Tuesday, February 19, 2008

How many deaths is a flight worth?

Yet again, George Monbiot produces a thought-provoking analysis. Today he discussed the freaky way in which economics is used to justify behaviours we wouldn't, as normally morally concious beings, objectively consider as good.

Economics, as envisaged by it's father Adam Smith, should be used as a tool to make existence better for humanity. But instead of a tool, it's used as a weapon, and in the case of Heathrow cited by Monbiot used to hammer through developments which may not just directly damage a minority, but contribute to the erosion of the general well-being of us all.

The 'economic benefits' argument is often used to justify anything from the second Tyne Tunnel to a new runway at Heathrow. There are similarities. Both projects promise (doubtful) 'economic benefits'. Both projects are driven by a Labour government for the benefit of a minority. But both projects also promise significant environmental degradation, and guide us towards a future we should be carefully edging away from - rather than running for the cliff edge at full tilt.

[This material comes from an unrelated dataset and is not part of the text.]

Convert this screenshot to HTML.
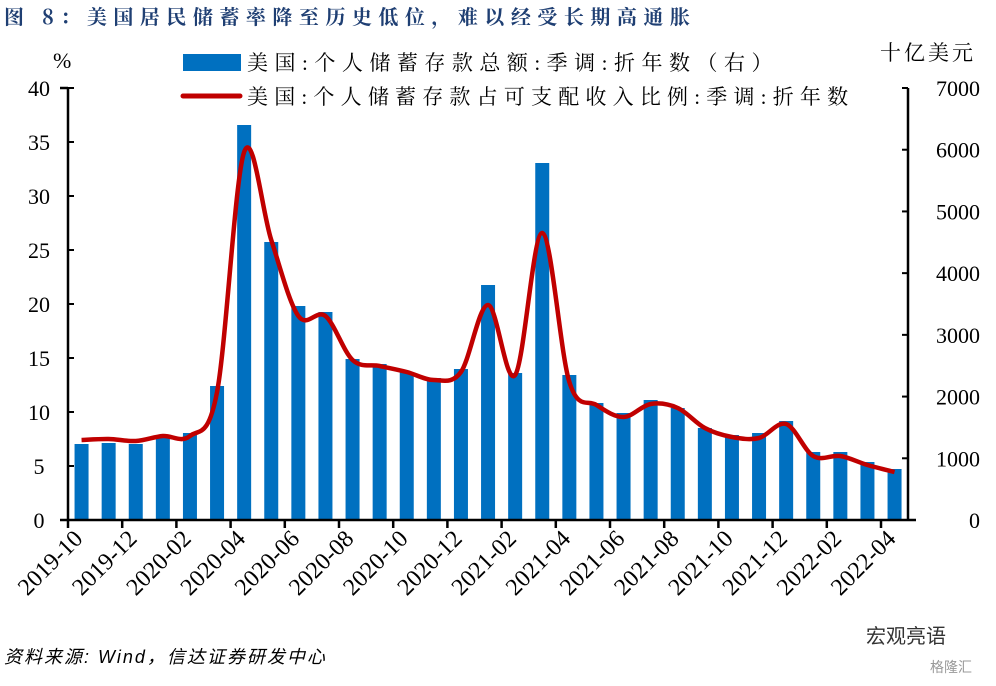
<!DOCTYPE html>
<html><head><meta charset="utf-8"><style>
body{margin:0;background:#fff;}
</style></head><body>
<svg width="996" height="681" viewBox="0 0 996 681" xmlns="http://www.w3.org/2000/svg" font-family="'Liberation Serif','Noto Serif CJK SC',serif">
<text x="4" y="24" font-size="20" font-weight="bold" fill="#1f3f73" letter-spacing="6.5" font-family="'Noto Serif CJK SC','Liberation Serif',serif">图 8：美国居民储蓄率降至历史低位，难以经受长期高通胀</text>
<text x="53" y="68" font-size="22">%</text>
<text x="880" y="60" font-size="21" letter-spacing="3">十亿美元</text>
<rect x="183" y="54" width="58" height="17" fill="#0070c0"/>
<text x="247" y="70" font-size="21" letter-spacing="6.5">美国:个人储蓄存款总额:季调:折年数（右）</text>
<line x1="183" y1="96" x2="240" y2="96" stroke="#c00000" stroke-width="5" stroke-linecap="round"/>
<text x="247" y="104" font-size="21" letter-spacing="6.2">美国:个人储蓄存款占可支配收入比例:季调:折年数</text>
<text x="4" y="663" font-size="18" font-style="italic" letter-spacing="2" font-family="'Liberation Sans','Noto Sans CJK SC',sans-serif">资料来源: Wind，信达证券研发中心</text>
<text x="866" y="643" font-size="20" fill="#333" font-family="'Liberation Sans','Noto Sans CJK SC',sans-serif">宏观亮语</text>
<text x="930" y="672" font-size="14" fill="#999" font-family="'Liberation Sans','Noto Sans CJK SC',sans-serif">格隆汇</text>
</svg>
<script>
const ns="http://www.w3.org/2000/svg";const s=document.querySelector('svg');
function el(t,a,txt){const e=document.createElementNS(ns,t);for(const k in a)e.setAttribute(k,a[k]);if(txt!==undefined)e.textContent=txt;s.appendChild(e);return e;}
const y0=520,y40=88,X0=68,dx=27.1;
for(let i=0;i<=8;i++){const y=y0-(y0-y40)*i/8;el('text',{x:39,y:y+8,'font-size':22,'text-anchor':'middle'},String(i*5));
el('line',{x1:68,x2:74,y1:y,y2:y,stroke:'#000','stroke-width':2});}
for(let i=0;i<=7;i++){const y=y0-(y0-y40)*i/7;el('line',{x1:902,x2:908,y1:y,y2:y,stroke:'#000','stroke-width':2});
el('text',{x:980,y:y+8,'font-size':22,'text-anchor':'end'},String(i*1000));}
const bars=[444,443,444,438,433,386,125,242,306,312,359,364,372,378,369,285,373,163,375,403,413,400,408,428,435,433,421,452,452,462,469];
bars.forEach((t,i)=>{const c=X0+dx*(i+0.5);el('rect',{x:c-7,y:t,width:14,height:y0-t,fill:'#0070c0'});});
const ln=[440,439,441,436,436,392,152,240,316,316,360,366,372,380,372,305,375,233,382,405,417,404,408,428,437,438,424,456,456,465,472];
const P=ln.map((y,i)=>[X0+dx*(i+0.5),y]);let d='M'+P[0][0]+','+P[0][1];
for(let i=0;i<P.length-1;i++){const p0=P[i-1]||P[i],p1=P[i],p2=P[i+1],p3=P[i+2]||P[i+1];
d+=` C${p1[0]+(p2[0]-p0[0])/6},${p1[1]+(p2[1]-p0[1])/6} ${p2[0]-(p3[0]-p1[0])/6},${p2[1]-(p3[1]-p1[1])/6} ${p2[0]},${p2[1]}`;}
el('path',{d:d,fill:'none',stroke:'#c00000','stroke-width':4.5,'stroke-linejoin':'round'});
el('line',{x1:68,x2:68,y1:88,y2:521,stroke:'#000','stroke-width':2.5});
el('line',{x1:908,x2:908,y1:88,y2:521,stroke:'#000','stroke-width':2.5});
el('line',{x1:60,x2:916,y1:520,y2:520,stroke:'#000','stroke-width':2.5});
el('line',{x1:60,x2:68,y1:88,y2:88,stroke:'#000','stroke-width':2.5});
const labs=['2019-10','2019-12','2020-02','2020-04','2020-06','2020-08','2020-10','2020-12','2021-02','2021-04','2021-06','2021-08','2021-10','2021-12','2022-02','2022-04'];
labs.forEach((l,i)=>{const x=X0+dx*2*i;el('line',{x1:x,x2:x,y1:520,y2:528,stroke:'#000','stroke-width':2.5});
el('text',{x:x+16,y:540,'font-size':24,'text-anchor':'end',transform:`rotate(-45 ${x+16} 540)`},l);});
</script>
</body></html>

Projected economic benefits are often wholly subjective and dependant on a wide range of wildly optimistic scenarios and unmeasurable factors. But now the economic benefit argument is being twisted further in a sick accounting - a deadly ledger to tot up the value put upon lives of the poor in other countries.

Some (who sometimes falsely call themselves libertarians) cry that this is our 'right'. We pay for the 'right' to consume with our economic success and superiority, blind or uncaring that it comes at a price that is often paid by others. Those rights are allegedly inalienable - irrespective of the damage done to others. Anything that challenges those perceived rights, like laws, taxes or regulations, are derided as interventionist, dictatorial or that lazy old cliché, 'nanny state'. This is mistaking true human rights for an excuse to do whatever the hell we want; free from society, government and civil responsibility and displacing any kernel of guilt with the excuse that "it's my right".

Like a disease, this behaviour has it's own defence mechanisms - even daring to suggest that these attitudes form a core of the anti-social behaviour which haunts our society attracts contemptuous charges of being sanctimonious.

Decisions based upon economic factors will always have a place; after all, economics is still just a tool. But we should all worry when lives are measured in pounds and dollars and our rights in reckless behaviour.

In an ideal world the true rights of everyone - rich and poor - would be balanced through democracy and expressed with the currency of human rights. The need for this balance is acute and will become more so with the effects of a heating planet. Unfortunately in the feudal corporate/consumer system we currently inhabit the shallow 'rights' enjoyed by the affluent will be paid with the lives of the poor.